✔ 最佳答案
The statement is clearly true for n=1.
Assume now we have k positive numbers, namely, x_1, x_2, ..., x_k,
such that if x_1*x_2*...*x_k=1, then x_1+x_2+...+x_k>=k.
When n=k+1, we now have k+1 positive numbers, namely,
x_1, x_2, ..., x_k, x_(k+1), and we want to show that
if x_1*x_2*...*x_k*x_(k+1)=1, then x_1+x_2+...+x_k+x_(k+1)>=k+1
If all x_i=1, then it is done.
If not all x_i=1, then WLOG, assume x_1<1<x_(k+1)
then since we have [x_1*x_(k+1)]*x_2*...*x_k=1,
i.e. there are k positive numbers, whose product is 1.

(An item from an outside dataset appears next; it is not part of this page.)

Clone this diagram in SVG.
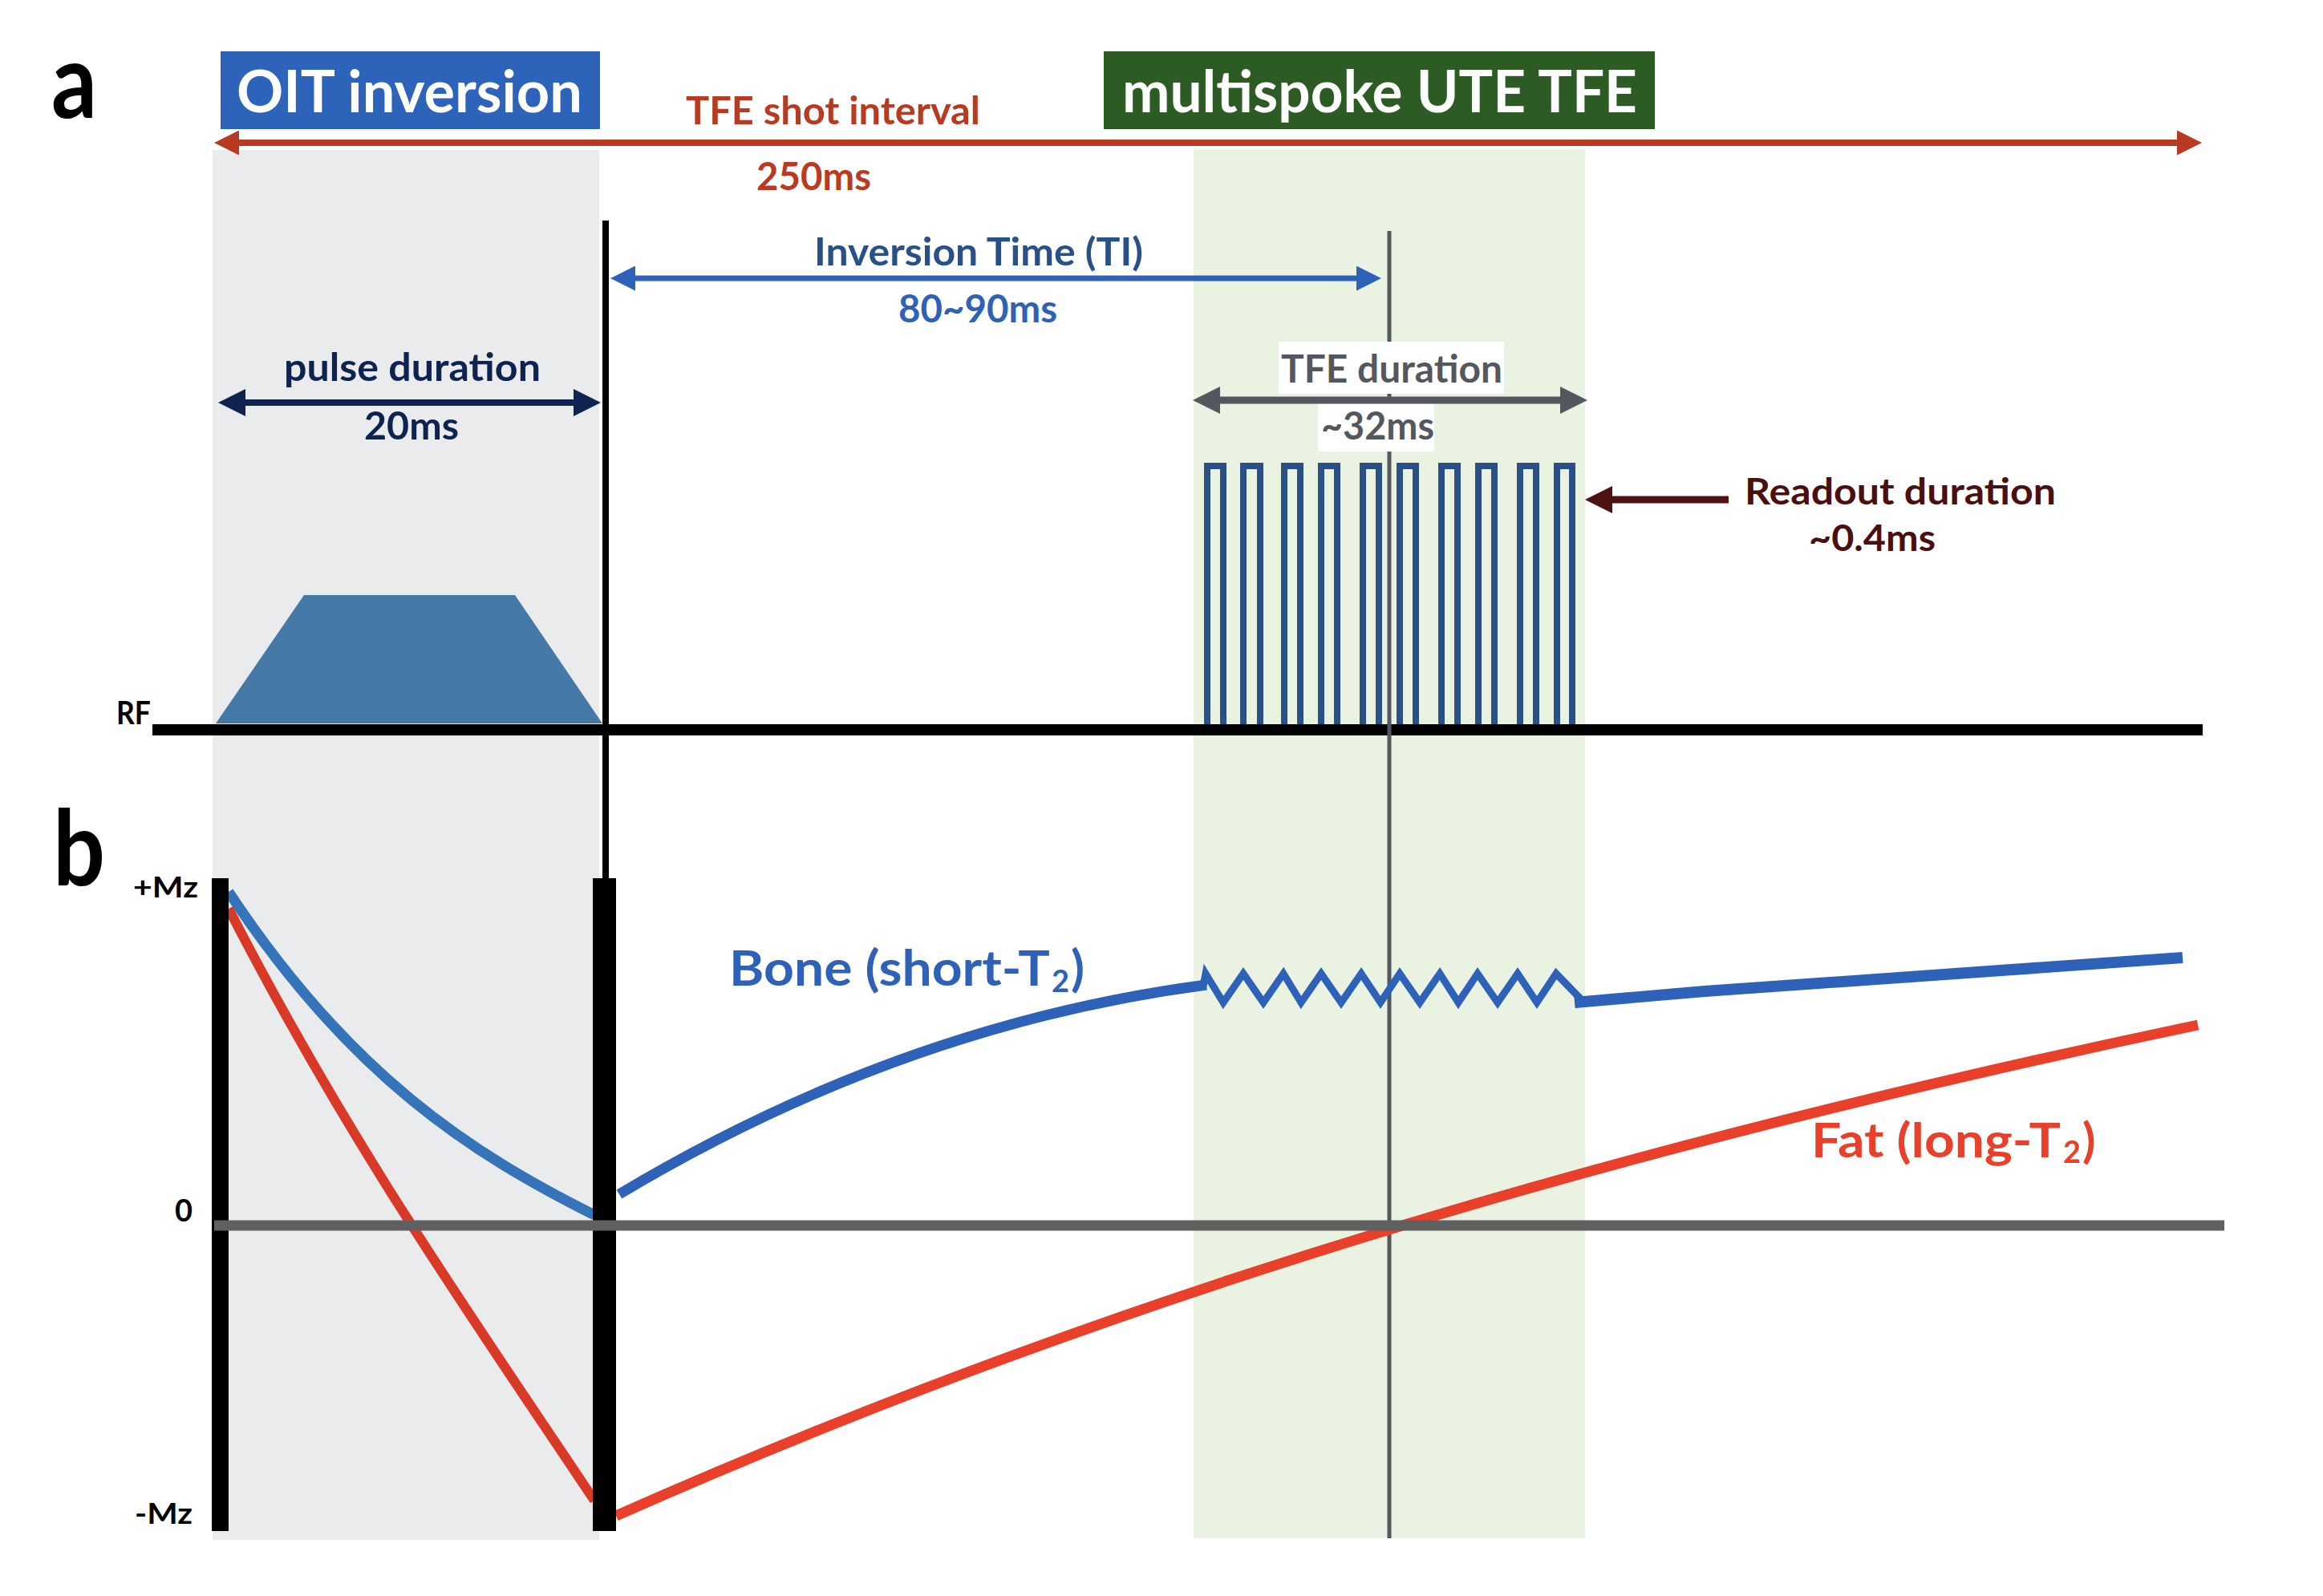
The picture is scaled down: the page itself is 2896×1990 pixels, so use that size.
<svg xmlns="http://www.w3.org/2000/svg" width="2896" height="1990" viewBox="0 0 2896 1990">
<style>
.t{font-family:Lato,"Liberation Sans",sans-serif;font-weight:bold}
.ln{fill:none;stroke-linecap:butt}
</style>
<defs>
<marker id="mRed" markerUnits="userSpaceOnUse" markerWidth="31" markerHeight="31" viewBox="0 0 31 31" refX="0" refY="15.5" orient="auto-start-reverse"><path d="M0,0 L31,15.5 L0,31 z" fill="#B83A21"/></marker>
<marker id="mBlue" markerUnits="userSpaceOnUse" markerWidth="31" markerHeight="31" viewBox="0 0 31 31" refX="0" refY="15.5" orient="auto-start-reverse"><path d="M0,0 L31,15.5 L0,31 z" fill="#2E62B8"/></marker>
<marker id="mNavy" markerUnits="userSpaceOnUse" markerWidth="34" markerHeight="34" viewBox="0 0 34 34" refX="0" refY="17" orient="auto-start-reverse"><path d="M0,0 L34,17 L0,34 z" fill="#0E2350"/></marker>
<marker id="mGray" markerUnits="userSpaceOnUse" markerWidth="34" markerHeight="34" viewBox="0 0 34 34" refX="0" refY="17" orient="auto-start-reverse"><path d="M0,0 L34,17 L0,34 z" fill="#54575E"/></marker>
<marker id="mMaroon" markerUnits="userSpaceOnUse" markerWidth="34" markerHeight="34" viewBox="0 0 34 34" refX="0" refY="17" orient="auto-start-reverse"><path d="M0,0 L34,17 L0,34 z" fill="#4E1212"/></marker>
</defs>
<rect width="2896" height="1990" fill="#ffffff"/>

<g id="regions">
<rect id="oit-region" x="265" y="187" width="482" height="1733" fill="#EAEBED"/>
<rect id="tfe-region" x="1488" y="186" width="488" height="1732" fill="#EAF3E2"/>
</g>

<g id="labels-panel">
<text class="t" x="64" y="147" font-size="130" textLength="57" lengthAdjust="spacingAndGlyphs" fill="#000">a</text>
<text class="t" x="66" y="1104" font-size="130" textLength="65" lengthAdjust="spacingAndGlyphs" fill="#000">b</text>
</g>

<g id="oit-inversion">
<rect x="275" y="64" width="473" height="97" fill="#2D63B8"/>
<text class="t" x="295" y="140" font-size="72" textLength="431" lengthAdjust="spacingAndGlyphs" fill="#fff">OIT inversion</text>
</g>

<g id="multispoke">
<rect x="1376" y="64" width="687" height="97" fill="#2C5B23"/>
<text class="t" x="1399" y="140" font-size="72" textLength="642" lengthAdjust="spacingAndGlyphs" fill="#fff">multispoke UTE TFE</text>
</g>

<g id="shot-interval">
<text class="t" x="855" y="155" font-size="48" textLength="367" lengthAdjust="spacingAndGlyphs" fill="#B83A21">TFE shot interval</text>
<text class="t" x="943" y="237" font-size="48" textLength="143" lengthAdjust="spacingAndGlyphs" fill="#B83A21">250ms</text>
</g>

<g id="rf-axis">
<path d="M269,902 L379,742 L642,742 L751,902 z" fill="#4579A8"/>
<line x1="190" y1="910" x2="2746" y2="910" stroke="#000" stroke-width="14"/>
<text class="t" x="145" y="903" font-size="40" textLength="43" lengthAdjust="spacingAndGlyphs" fill="#000">RF</text>
</g>

<g id="gray-marker-line">
<line x1="1732" y1="288" x2="1732" y2="1918" stroke="#54575E" stroke-width="5"/>
</g>

<g id="readout-pulses">
<path class="ln" stroke="#2A5088" stroke-width="8" stroke-linejoin="miter" d="M1505,903 V581 H1525 V903 M1550,903 V581 H1571 V903 M1601,903 V581 H1621 V903 M1647,903 V581 H1667 V903 M1699,903 V581 H1719 V903 M1745,903 V581 H1765 V903 M1797,903 V581 H1817 V903 M1843,903 V581 H1863 V903 M1895,903 V581 H1915 V903 M1941,903 V581 H1960 V903"/>
</g>

<g id="tfe-duration">
<rect x="1594" y="426" width="281" height="65" fill="#fff"/>
<rect x="1643" y="503" width="145" height="60" fill="#fff"/>
<text class="t" x="1597" y="477" font-size="48" textLength="276" lengthAdjust="spacingAndGlyphs" fill="#54575E">TFE duration</text>
<text class="t" x="1647" y="548" font-size="48" textLength="141" lengthAdjust="spacingAndGlyphs" fill="#54575E">~32ms</text>
</g>

<g id="inversion-time">
<text class="t" x="1015" y="331" font-size="48" textLength="410" lengthAdjust="spacingAndGlyphs" fill="#2A5088">Inversion Time (TI)</text>
<text class="t" x="1120" y="402" font-size="48" textLength="198" lengthAdjust="spacingAndGlyphs" fill="#2E62B8">80~90ms</text>
</g>

<g id="pulse-duration">
<text class="t" x="354" y="475" font-size="48" textLength="320" lengthAdjust="spacingAndGlyphs" fill="#0E2350">pulse duration</text>
<text class="t" x="454" y="548" font-size="48" textLength="118" lengthAdjust="spacingAndGlyphs" fill="#0E2350">20ms</text>
</g>

<g id="readout-duration">
<text class="t" x="2175" y="629" font-size="46" textLength="388" lengthAdjust="spacingAndGlyphs" fill="#4A1010">Readout duration</text>
<text class="t" x="2255" y="687" font-size="46" textLength="158" lengthAdjust="spacingAndGlyphs" fill="#4A1010">~0.4ms</text>
</g>

<g id="curves">
<path class="ln" d="M285,1112 C437,1342 589,1439 741,1515" stroke="#3574B8" stroke-width="13"/>
<path class="ln" d="M285,1133 C437,1429 589,1643 741,1871" stroke="#D93A28" stroke-width="12"/>
<path class="ln" d="M772,1489 C1016,1343 1260,1260 1504,1228" stroke="#2E62B8" stroke-width="13"/>
<polyline class="ln" stroke="#2E62B8" stroke-width="9" stroke-linejoin="miter" points="1500,1230 1503,1214 1525,1250 1550,1214 1575,1250 1600,1214 1622,1250 1647,1214 1672,1250 1697,1214 1721,1250 1745,1214 1770,1250 1795,1214 1818,1250 1842,1214 1867,1250 1892,1214 1916,1250 1940,1214 1971,1246"/>
<polyline class="ln" stroke="#2E62B8" stroke-width="14" points="1963,1250 2125,1236 2721,1194"/>
<path class="ln" d="M768,1890 C1425,1598 2083,1416 2740,1278" stroke="#E8402A" stroke-width="13"/>
</g>

<g id="mz-axes">
<line x1="755" y1="275" x2="755" y2="1095" stroke="#000" stroke-width="8"/>
<rect x="264" y="1095" width="21" height="814" fill="#000"/>
<rect x="739" y="1095" width="29" height="814" fill="#000"/>
<line x1="267" y1="1528" x2="2773" y2="1528" stroke="#606060" stroke-width="13"/>
<text class="t" x="166" y="1119" font-size="36" textLength="81" lengthAdjust="spacingAndGlyphs" fill="#000">+Mz</text>
<text class="t" x="218" y="1523" font-size="38" textLength="22" lengthAdjust="spacingAndGlyphs" fill="#000">0</text>
<text class="t" x="168" y="1900" font-size="36" textLength="72" lengthAdjust="spacingAndGlyphs" fill="#000">-Mz</text>
</g>

<g id="bone-label">
<text class="t" font-size="62" fill="#2E62B8"><tspan x="909" y="1229" textLength="400" lengthAdjust="spacingAndGlyphs">Bone (short-T</tspan><tspan x="1311" y="1237" font-size="38">2</tspan><tspan x="1335" y="1229">)</tspan></text>
</g>

<g id="fat-label">
<text class="t" font-size="60" fill="#E8402A"><tspan x="2258" y="1443" textLength="311" lengthAdjust="spacingAndGlyphs">Fat (long-T</tspan><tspan x="2572" y="1450" font-size="38">2</tspan><tspan x="2596" y="1443">)</tspan></text>
</g>

<g id="connectors">
<line class="ln" x1="298" y1="178" x2="2714" y2="178" stroke="#B83A21" stroke-width="8" marker-start="url(#mRed)" marker-end="url(#mRed)"/>
<line class="ln" x1="792" y1="347" x2="1691" y2="347" stroke="#2E62B8" stroke-width="7" marker-start="url(#mBlue)" marker-end="url(#mBlue)"/>
<line class="ln" x1="306" y1="502" x2="715" y2="502" stroke="#0E2350" stroke-width="8" marker-start="url(#mNavy)" marker-end="url(#mNavy)"/>
<line class="ln" x1="1521" y1="499" x2="1945" y2="499" stroke="#54575E" stroke-width="9" marker-start="url(#mGray)" marker-end="url(#mGray)"/>
<line class="ln" x1="2155" y1="623" x2="2010" y2="623" stroke="#4E1212" stroke-width="9" marker-end="url(#mMaroon)"/>
</g>
</svg>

Then by induction assumption, the sum of these numbers is >=k,
i.e. x_1*x_(k+1)+x_2+...+x_k>=k
But now since we have x_1<1<x_(k+1), thus by (a),
x_1+x_2+...+x_k+x_(k+1)>=k+1
Therefore the statement is true for n=k+1.
By the principle of M.I., the statement is true for all n>=1.
The "hence" part is leaved for you.